The Long and the Short of It

I primarily think of myself as a novelist. The freelance, nonfiction stuff is an easier sell and provides some income on occasion. Markets for short fiction are shrinking by the day, but I’ve had some success there, too. I’ve had two short stories published online and a third one is scheduled to be included in the spring issue of Mysterical-e. They are fiction credits and while they don’t pay much if anything, they do get my name out there and build a readership.

However, if you think writing short fiction is easier than writing a novel, think again.

Months ago, I agreed to submit a short mystery for an anthology the Guppies are putting out.

Guppies? Great Un Published.

It’s an online chapter of Sisters in Crime and I’m proud to be a member.

Back in early January, I made a goal to write every morning before I did anything else. My first project using the early-morning words-on-page philosophy was this short story. Monday through Friday, I wrote for a half hour or more.
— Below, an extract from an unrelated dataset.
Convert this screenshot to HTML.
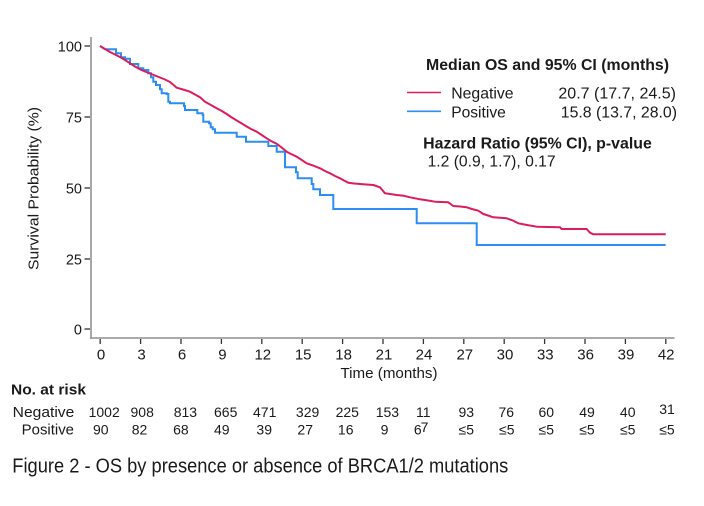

By the end of the month, my first draft was done. Right on schedule.

The submission deadline is February 28. That gave me a couple weeks to polish it up with time to spare.

There was only one small problem. The maximum word count for this short story was to be 4,000. My first draft finished up at 9,000 words.
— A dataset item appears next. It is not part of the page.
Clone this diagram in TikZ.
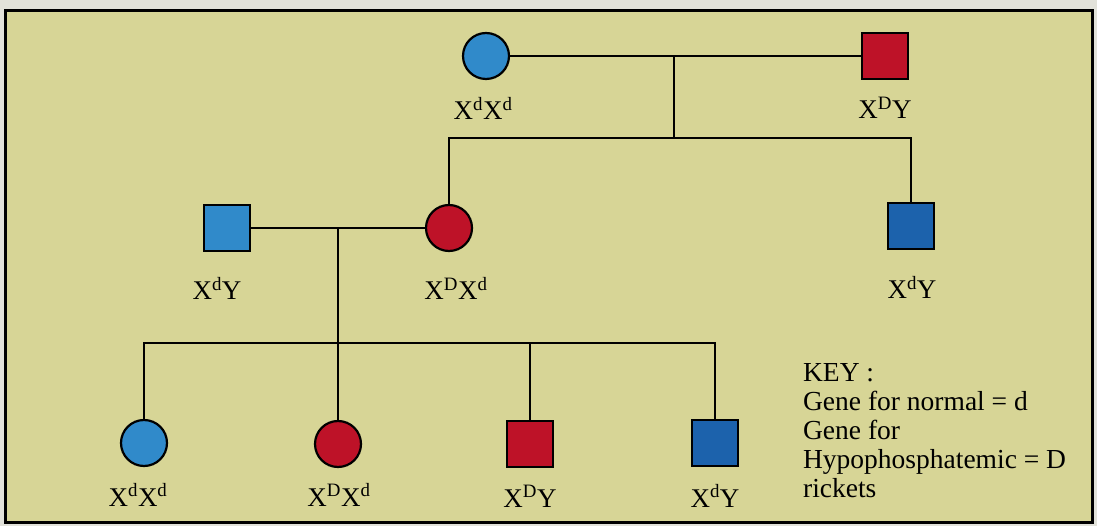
\documentclass[tikz,border=0pt]{standalone}
\usepackage{fontspec}
\setmainfont{Liberation Serif}
\usetikzlibrary{positioning}

\definecolor{paper}{RGB}{215,213,150}
\definecolor{margin}{RGB}{226,226,218}
\definecolor{blueA}{RGB}{48,138,202}
\definecolor{blueB}{RGB}{28,98,172}
\definecolor{redA}{RGB}{190,18,40}

\begin{document}
\begin{tikzpicture}[x=1pt, y=-1pt, line width=2.2pt,
  female/.style={circle, draw, minimum size=46pt, inner sep=0pt},
  male/.style={rectangle, draw, minimum size=46pt, inner sep=0pt},
  geno/.style={anchor=base, inner sep=0pt, font=\fontsize{27}{30}\selectfont}]

  % page and frame
  \fill[margin] (0,0) rectangle (1097,526);
  \draw[line width=3pt, fill=paper] (5,11) rectangle (1092,522);

  % generation I
  \node[female, fill=blueA] (mom1) at (486,56) {};
  \node[male, fill=redA] (dad1) at (885,56) {};
  \node[geno] (gmom1) at (483,120) {X\textsuperscript{d}X\textsuperscript{d}};
  \node[geno] (gdad1) at (885,119) {X\textsuperscript{D}Y};
  \coordinate (join1) at (674,56);
  \coordinate (sib1) at (674,138);

  % generation II
  \node[male, fill=blueA] (dad2) at (227,228) {};
  \node[female, fill=redA] (mom2) at (449,228) {};
  \node[male, fill=blueB] (son2) at (911,226) {};
  \node[geno] (gdad2) at (217,300) {X\textsuperscript{d}Y};
  \node[geno] (gmom2) at (456,300) {X\textsuperscript{D}X\textsuperscript{d}};
  \node[geno] (gson2) at (912,299) {X\textsuperscript{d}Y};
  \coordinate (join2) at (338,228);
  \coordinate (sib2) at (338,343);

  % generation III
  \node[female, fill=blueA] (kid1) at (144,443) {};
  \node[female, fill=redA] (kid2) at (338,444) {};
  \node[male, fill=redA] (kid3) at (530,444) {};
  \node[male, fill=blueB] (kid4) at (715,443) {};
  \node[geno] (gkid1) at (138,506) {X\textsuperscript{d}X\textsuperscript{d}};
  \node[geno] (gkid2) at (339,506) {X\textsuperscript{D}X\textsuperscript{d}};
  \node[geno] (gkid3) at (530,507) {X\textsuperscript{D}Y};
  \node[geno] (gkid4) at (715,507) {X\textsuperscript{d}Y};

  % lines of descent
  \draw (mom1) -- (dad1);
  \draw (join1) -- (sib1);
  \draw (mom2) |- (sib1) -| (son2);
  \draw (dad2) -- (mom2);
  \draw (join2) -- (sib2);
  \draw (kid1) |- (sib2) -| (kid4);
  \draw (sib2) -- (kid2);
  \draw (kid3) -- (kid3 |- sib2);

  % key (base = baseline of last line)
  \node[anchor=base west, inner sep=0pt, align=left,
        font=\fontsize{27.5}{29}\selectfont] (key) at (802,497)
    {KEY :\\Gene for normal = d\\Gene for\\Hypophosphatemic = D\\rickets};
\end{tikzpicture}
\end{document}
I told you, I’m a novelist! I like long fiction. Telling a complete story with a victim, a protagonist, and a couple of suspects along with the real killer buried in the mix takes some time. And words.
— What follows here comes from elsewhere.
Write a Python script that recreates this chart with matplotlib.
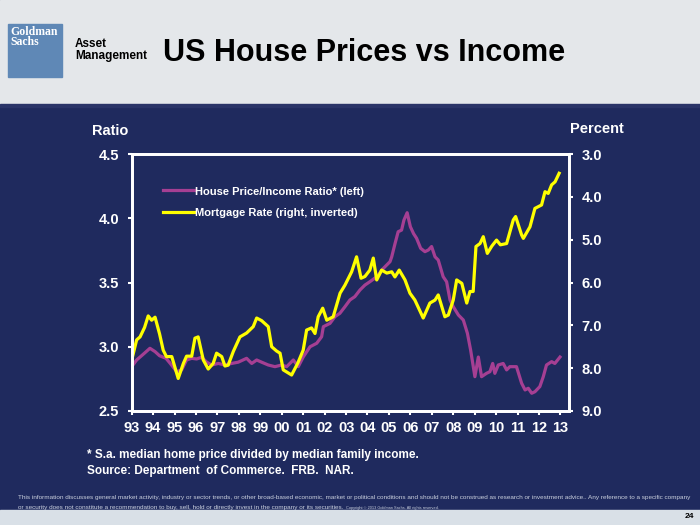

So with one month to go before deadline, I had a choice. Start over. Or cut, slash, and burn my 9,000 word not-so-short story. I chose the latter option.

I started by eliminating most of the smart-mouth comments and running commentary provided by my protagonist. I condensed pages of conversation into a summary paragraph. New word count? Seven thousand words. Great. Only 3,000 more to go. A second round of cuts ultimately only removed five hundred words. I was stuck. Maybe I should have started over. But now I only have three weeks until deadline.

Over the weekend, I pondered my story. I needed to remove all but the basic elements of the story. So this morning I cut out an entire character. Her purpose was to be the second victim. But I didn’t have time to weave together two murders with all the questions of how they were connected and why the second person had to die…

You see? Just remove the character. Remove all references to her. Remove her murder and the second round of questioning by the cop.

By the time I was done, the word count was down to 4,500. NOW we’re talking.

Cutting out 500 more words won’t be as easy as I think it will be. It seems minimal after cutting out half of the story. But the problem is there isn’t much left to cut without it sounding like “See Dick run. See Jane shoot Dick.”

For the record, I saved the original 9,000 word version. If the Guppies reject my submission, the long one is headed for Ellery Queen Mystery Magazine.

They pay by the word.

Comments

Sara said…
Sheesh! I'm glad you saved the long version (figured you did,) but can't imagine how you whittled all that away!
Now there's a writing exercise! And sounds too much like work for me. :)
Annette said…
The term for it is "writing tight." Personally, I call it a practice in futility and torture!